Как видим, происхождение травмы у Мандельштама далеко выходит за пределы собственно революционного потрясения насилием. Речь идет о затмении культуры, об исчезновении защитных механизмов, отделяющих «человечка» от океана насилия и хаоса. Более того, речь идет о глубинном поражении культуры, служению которой Мандельштам посвятил всю предшествующую сознательную жизнь: великая традиция на глазах оборачивается миражом, бессильной иллюзией, безразлично сметаемой толпой будничных убийц.

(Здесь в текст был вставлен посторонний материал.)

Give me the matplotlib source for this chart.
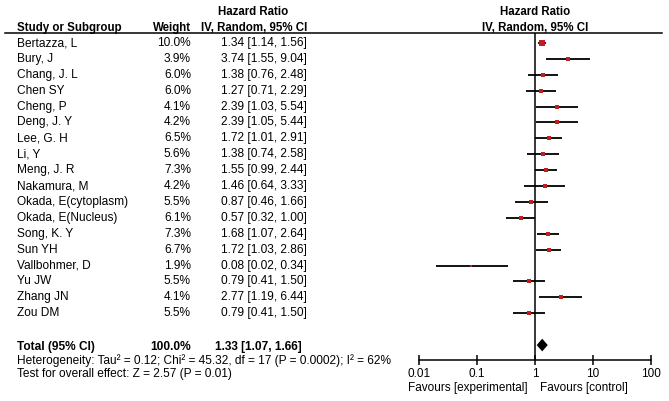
import matplotlib
matplotlib.use("Agg")
import matplotlib.pyplot as plt
import matplotlib.transforms as mtransforms
from matplotlib.lines import Line2D
import numpy as np

plt.rcParams['font.family'] = ['Liberation Sans', 'DejaVu Sans']
plt.rcParams['font.size'] = 8.6

studies = ["Bertazza, L", "Bury, J", "Chang, J. L", "Chen SY", "Cheng, P", "Deng, J. Y",
           "Lee, G. H", "Li, Y", "Meng, J. R", "Nakamura, M", "Okada, E(cytoplasm)",
           "Okada, E(Nucleus)", "Song, K. Y", "Sun YH", "Vallbohmer, D", "Yu JW",
           "Zhang JN", "Zou DM"]
weights = [10.0, 3.9, 6.0, 6.0, 4.1, 4.2, 6.5, 5.6, 7.3, 4.2, 5.5, 6.1, 7.3, 6.7, 1.9, 5.5, 4.1, 5.5]
hr = [1.34, 3.74, 1.38, 1.27, 2.39, 2.39, 1.72, 1.38, 1.55, 1.46, 0.87, 0.57, 1.68, 1.72, 0.08, 0.79, 2.77, 0.79]
lo = [1.14, 1.55, 0.76, 0.71, 1.03, 1.05, 1.01, 0.74, 0.99, 0.64, 0.46, 0.32, 1.07, 1.03, 0.02, 0.41, 1.19, 0.41]
hi = [1.56, 9.04, 2.48, 2.29, 5.54, 5.44, 2.91, 2.58, 2.44, 3.33, 1.66, 1.00, 2.64, 2.86, 0.34, 1.50, 6.44, 1.50]

total_weight = 100.0
total_hr, total_lo, total_hi = 1.33, 1.07, 1.66
heterogeneity = "Heterogeneity: Tau\u00b2 = 0.12; Chi\u00b2 = 45.32, df = 17 (P = 0.0002); I\u00b2 = 62%"
overall = "Test for overall effect: Z = 2.57 (P = 0.01)"
ticks = [0.01, 0.1, 1, 10, 100]
tick_labels = ["0.01", "0.1", "1", "10", "100"]

W, H = 669, 401
fig = plt.figure(figsize=(W / 100, H / 100), dpi=100)
# forest panel: x 419..651 px, y 33..360 px from top
ax = fig.add_axes([419 / W, (H - 360) / H, 232 / W, 327 / H])
ax.set_xscale('log')
ax.set_xlim(0.01, 100)
ax.set_ylim(19.94, -0.63)

red = '#BF1E24'
rows = np.arange(len(studies))
for i in rows:
    ax.plot([lo[i], hi[i]], [i, i], color='black', lw=1.3, solid_capstyle='butt', zorder=2)
    side = 5.8 * np.sqrt(weights[i] / 10.0)
    ax.plot(hr[i], i, marker='s', color=red, markersize=side * 0.72, markeredgewidth=0, zorder=3)

ty = len(studies) + 1
ax.fill([total_lo, total_hr, total_hi, total_hr], [ty, ty - 0.4, ty, ty + 0.4],
        color='black', lw=0, zorder=3)
ax.axvline(1, color='black', lw=1.1, zorder=1)

for s in ['top', 'right', 'left']:
    ax.spines[s].set_visible(False)
ax.spines['bottom'].set_linewidth(1.1)
ax.set_yticks([])
ax.set_xticks(ticks)
ax.set_xticklabels(tick_labels, fontsize=8.5)
ax.minorticks_off()
ax.tick_params(axis='x', direction='inout', length=7, width=1.1, pad=2)
ax.patch.set_alpha(0)

tr = mtransforms.blended_transform_factory(fig.transFigure, ax.transData)
trx = ax.transData

# headers
hb = dict(fontweight='bold', fontsize=8.3, va='baseline')
ax.text(17 / W, -0.74, "Study or Subgroup", transform=tr, ha='left', **hb)
ax.text(191 / W, -0.74, "Weight", transform=tr, ha='right', **hb)
ax.text(253 / W, -1.74, "Hazard Ratio", transform=tr, ha='center', **hb)
ax.text(307 / W, -0.74, "IV, Random, 95% CI", transform=tr, ha='right', **hb)
ax.text(1, -1.74, "Hazard Ratio", transform=trx, ha='center', **hb)
ax.text(1, -0.74, "IV, Random, 95% CI", transform=trx, ha='center', **hb)
fig.add_artist(Line2D([5 / W, 662 / W], [(H - 33) / H, (H - 33) / H], color='black', lw=1.1))

for i in rows:
    ax.text(17 / W, i, studies[i], transform=tr, va='center', ha='left')
    ax.text(191 / W, i, f"{weights[i]:.1f}%", transform=tr, va='center', ha='right')
    ax.text(307 / W, i, f"{hr[i]:.2f} [{lo[i]:.2f}, {hi[i]:.2f}]", transform=tr, va='center', ha='right')

ax.text(17 / W, ty + 0.15, "Total (95% CI)", transform=tr, va='center', ha='left', fontweight='bold')
ax.text(191 / W, ty + 0.15, f"{total_weight:.1f}%", transform=tr, va='center', ha='right', fontweight='bold')
ax.text(302 / W, ty + 0.15, f"{total_hr:.2f} [{total_lo:.2f}, {total_hi:.2f}]", transform=tr,
        va='center', ha='right', fontweight='bold')
ax.text(17 / W, ty + 1.0, heterogeneity, transform=tr, va='center', ha='left')
ax.text(17 / W, ty + 1.82, overall, transform=tr, va='center', ha='left')

ax.text(528 / W, ty + 2.7, "Favours [experimental]", transform=tr, va='center', ha='right', fontsize=8.5)
ax.text(540 / W, ty + 2.7, "Favours [control]", transform=tr, va='center', ha='left', fontsize=8.5)

fig.savefig("out.png", dpi=100)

Запечатленный в этом эпизоде кризис вполне соответствует характеристике коллективной травмы. Кэй Эриксон характеризует ее так:
Под коллективной травмой… я понимаю удар, нанесенный по основным тканям социальной жизни, который нарушает связи, соединяющие людей, и поражает доминирующее чувство социальной общности. Коллективная травма прокладывает себе дорогу медленно и даже коварно через сознание тех, кто перенес ее, и потому она лишена внезапности, обыкновенно ассоциируемой с «травмой». Но тем не менее она остается формой шока — ее порождает постепенное осознание того, что социальная общность (community) прекратила свое существование в качестве места личностной поддержки, а также понимание того, что важная часть «я» исчезла вместе с социальной общностью… «Я» продолжает существовать, хоть и надломленным и, может быть, даже навсегда изменившимся. «Вы» также продолжает существовать, хотя и на отдалении и вне соотносимости (hard to relate to) со мной. Но «мы» [в этом случае] более не существует ни как пара звеньев, ни как цепь элементов, включенных в большее коммунальное тело [254] .
254
Ericson Kai.Everything in Its Path. N.Y.: Simon and Schuster, 1976. P. 154.